= TASK STATEMENT =
Using the data below, gather each line that includes the word "React".

═════ SUPPLIED DATA ═════

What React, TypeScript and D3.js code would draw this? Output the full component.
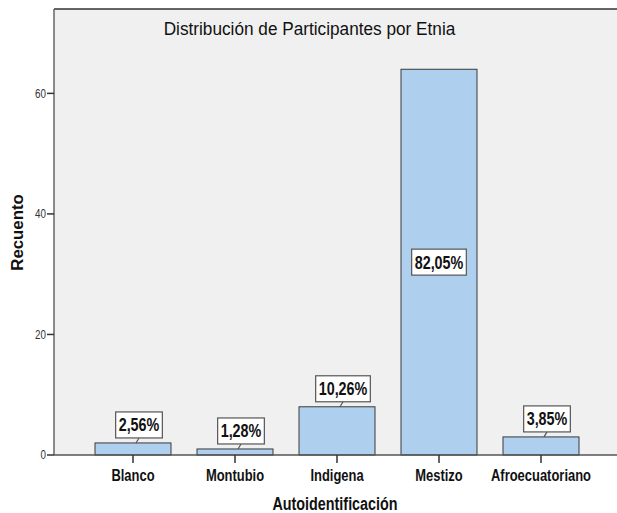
import React, { useEffect, useRef } from "react";
import * as d3 from "d3";

const categories = ["Blanco", "Montubio", "Indigena", "Mestizo", "Afroecuatoriano"];
const counts = [2, 1, 8, 64, 3];
const percentLabels = ["2,56%", "1,28%", "10,26%", "82,05%", "3,85%"];
const yTicks = [0, 20, 40, 60];
const yMax = 74;

const W = 617;
const H = 513;
const SANS = "'Liberation Sans', Arial, sans-serif";
const NARROW_SCALE = 0.82;

export default function App() {
  const ref = useRef<SVGSVGElement | null>(null);

  useEffect(() => {
    const svg = d3.select(ref.current);
    svg.selectAll("*").remove();

    const left = 54, right = 617, top = 9, bottom = 455;

    const x = d3.scaleBand<string>().domain(categories).range([82, 592]).paddingInner(0.255).paddingOuter(0.1275);
    const y = d3.scaleLinear().domain([0, yMax]).range([bottom, top]);

    const ntext = (parent: any, px: number, py: number, size: number, bold: boolean, anchor: string, str: string, fill = "#111", sx = NARROW_SCALE) =>
      parent.append("text")
        .attr("transform", `translate(${px},${py}) scale(${sx},1)`)
        .attr("text-anchor", anchor)
        .attr("font-family", SANS)
        .attr("font-weight", bold ? "bold" : "normal")
        .attr("font-size", size)
        .attr("fill", fill)
        .text(str);

    svg.append("rect").attr("x", 0).attr("y", 0).attr("width", W).attr("height", H).attr("fill", "#ffffff");
    svg.append("rect").attr("x", left).attr("y", top).attr("width", right - left).attr("height", bottom - top).attr("fill", "#f0f0f0");

    svg.append("line").attr("x1", left).attr("x2", right).attr("y1", top).attr("y2", top).attr("stroke", "#333").attr("stroke-width", 1.5);

    ntext(svg, 309.5, 34.5, 18.5, false, "middle", "Distribución de Participantes por Etnia", "#111", 0.93);

    const data = categories.map((c, i) => ({ c, v: counts[i], p: percentLabels[i] }));
    svg.append("g").selectAll("rect").data(data).join("rect")
      .attr("x", d => x(d.c)!)
      .attr("y", d => y(d.v))
      .attr("width", x.bandwidth())
      .attr("height", d => bottom - y(d.v))
      .attr("fill", "#aecfee")
      .attr("stroke", "#3a3a3a")
      .attr("stroke-width", 1);

    svg.append("line").attr("x1", left).attr("x2", left).attr("y1", top).attr("y2", bottom).attr("stroke", "#666").attr("stroke-width", 1.5);
    const yg = svg.append("g");
    yTicks.forEach(t => {
      yg.append("line").attr("x1", 47).attr("x2", left).attr("y1", y(t)).attr("y2", y(t)).attr("stroke", "#333").attr("stroke-width", 1.5);
      ntext(yg, 46, y(t) + 4.3, 12, false, "end", String(t), "#333");
    });

    svg.append("line").attr("x1", left).attr("x2", right).attr("y1", bottom).attr("y2", bottom).attr("stroke", "#555").attr("stroke-width", 1.5);
    const xg = svg.append("g");
    categories.forEach(c => {
      const cx = x(c)! + x.bandwidth() / 2;
      xg.append("line").attr("x1", cx).attr("x2", cx).attr("y1", bottom).attr("y2", bottom + 8).attr("stroke", "#333").attr("stroke-width", 1.5);
      ntext(xg, cx, 481, 15.8, true, "middle", c);
    });

    ntext(svg, 335, 510, 17.5, true, "middle", "Autoidentificación");
    svg.append("text").attr("transform", "translate(23,232.5) rotate(-90) scale(1.05,1)").attr("text-anchor", "middle")
      .attr("font-family", SANS).attr("font-weight", "bold").attr("font-size", 16).attr("fill", "#111")
      .text("Recuento");

    const lg = svg.append("g");
    data.forEach((d, i) => {
      const cx = x(d.c)! + x.bandwidth() / 2;
      const inside = i === 3;
      const bh = 26;
      const bcx = inside ? cx : cx + 6;
      const by = inside ? (y(d.v) + bottom) / 2 - bh / 2 : y(d.v) - 5 - bh;
      const g = lg.append("g");
      if (!inside) {
        g.append("line").attr("x1", bcx).attr("y1", by + bh).attr("x2", cx + 3).attr("y2", y(d.v))
          .attr("stroke", "#555").attr("stroke-width", 1.2);
      }
      const rect = g.append("rect");
      const txt = ntext(g, bcx, by + bh / 2 + 6.5, 17.5, true, "middle", d.p);
      const tw = (txt.node() as SVGTextElement).getComputedTextLength() * NARROW_SCALE;
      const bw = tw + 6;
      rect.attr("x", bcx - bw / 2).attr("y", by).attr("width", bw).attr("height", bh)
        .attr("fill", "#ffffff").attr("stroke", "#555").attr("stroke-width", 1.2);
    });
  }, []);

  return (
    <svg ref={ref} width={W} height={H} style={{ position: "absolute", left: 0, top: 0, display: "block" }} />
  );
}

═════

= COMPLETE ANSWER =
What React, TypeScript and D3.js code would draw this? Output the full component.
import React, { useEffect, useRef } from "react";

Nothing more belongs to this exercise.